___ Supplied data ___

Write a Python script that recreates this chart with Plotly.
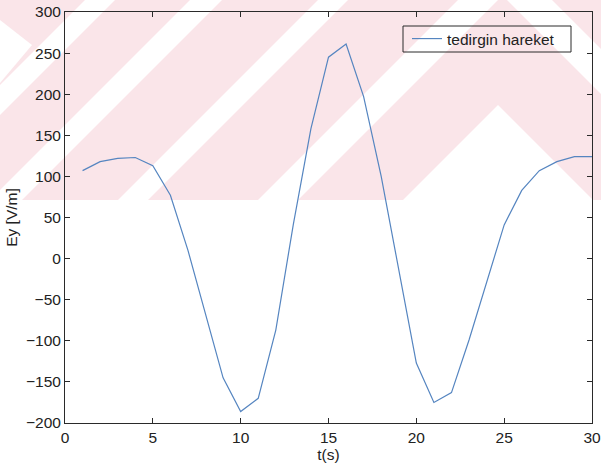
import plotly.graph_objects as go

# Data
t_values = list(range(1, 31))
ey_values = [107, 118, 122, 123, 113, 77, 10, -68, -145, -186,
             -170, -87, 42, 158, 245, 261, 197, 100, -15, -127,
             -175, -163, -99, -30, 41, 83, 107, 118, 124, 124]
series_name = "tedirgin hareket"
x_ticks = [0, 5, 10, 15, 20, 25, 30]
y_ticks = [-200, -150, -100, -50, 0, 50, 100, 150, 200, 250, 300]

W, H = 601, 471
L, R, T, B = 65, 9, 12, 48
PW, PH = W - L - R, H - T - B


def to_paper(px, py):
    return (px - L) / PW, (H - B - py) / PH


def poly(pts):
    parts = []
    for i, (x, y) in enumerate(pts):
        xp, yp = to_paper(x, y)
        parts.append(("M " if i == 0 else "L ") + f"{xp:.4f},{yp:.4f}")
    return " ".join(parts) + " Z"


pink = "rgb(250,229,233)"
white = "rgb(255,255,255)"
shapes = [dict(type="path", xref="paper", yref="paper", layer="below",
               path=poly([(0, 0), (W, 0), (W, 200), (0, 200)]),
               fillcolor=pink, line=dict(width=0))]
white_polys = [
    [(0, 20), (32, 45), (0, 83)],
    [(85, 0), (115, 0), (0, 115), (0, 85)],
    [(190, 0), (222, 0), (22, 200), (-10, 200)],
    [(318, 0), (348, 0), (148, 200), (118, 200)],
    [(458, 0), (498, 0), (298, 200), (258, 200)],
    [(507, 0), (552, 0), (W, 49), (W, 94)],
    [(498, 105), (593, 200), (403, 200)],
]
for p in white_polys:
    shapes.append(dict(type="path", xref="paper", yref="paper", layer="below",
                       path=poly(p), fillcolor=white, line=dict(width=0)))

# legend frame (MATLAB-style box)
lx0, ly0 = to_paper(403, 26)
lx1, ly1 = to_paper(571, 52)
shapes.append(dict(type="rect", xref="paper", yref="paper", layer="above",
                   x0=lx0, y0=ly1, x1=lx1, y1=ly0,
                   line=dict(color="#2a2a2a", width=1), fillcolor="rgba(0,0,0,0)"))

font_main = dict(family="Liberation Sans", size=15.5, color="#222")

fig = go.Figure()
fig.add_trace(go.Scatter(x=t_values, y=ey_values, mode="lines", name=series_name,
                         line=dict(color="#5585c0", width=1.2)))

axis_common = dict(showline=True, linecolor="#2a2a2a", linewidth=1, mirror="ticks",
                   ticks="inside", ticklen=5, tickcolor="#2a2a2a", showgrid=False,
                   zeroline=False, tickfont=font_main, automargin=False)

fig.update_xaxes(range=[0, 30], tickvals=x_ticks, title=dict(text="t(s)", standoff=1,
                 font=font_main), **axis_common)
fig.update_yaxes(range=[-200, 300], tickvals=y_ticks, title=dict(text="Ey [V/m]", standoff=4,
                 font=font_main), **axis_common)

fig.update_layout(
    width=W, height=H,
    margin=dict(l=L, r=R, t=T, b=B, pad=0, autoexpand=False),
    paper_bgcolor="white", plot_bgcolor="rgba(0,0,0,0)",
    shapes=shapes,
    showlegend=True,
    legend=dict(x=(407 - L) / PW, y=(H - B - 22) / PH, xanchor="left", yanchor="top",
                bgcolor="rgba(0,0,0,0)", borderwidth=0,
                font=font_main, itemwidth=30, tracegroupgap=0),
)

fig.write_html("out.html")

___

* **Task goal**
Please restate the material above line by line, exactly, beginning at its first line and ending with the line that contains "import plotly.graph_objects as go", without any pictures.

* **Full answer**
Write a Python script that recreates this chart with Plotly.
import plotly.graph_objects as go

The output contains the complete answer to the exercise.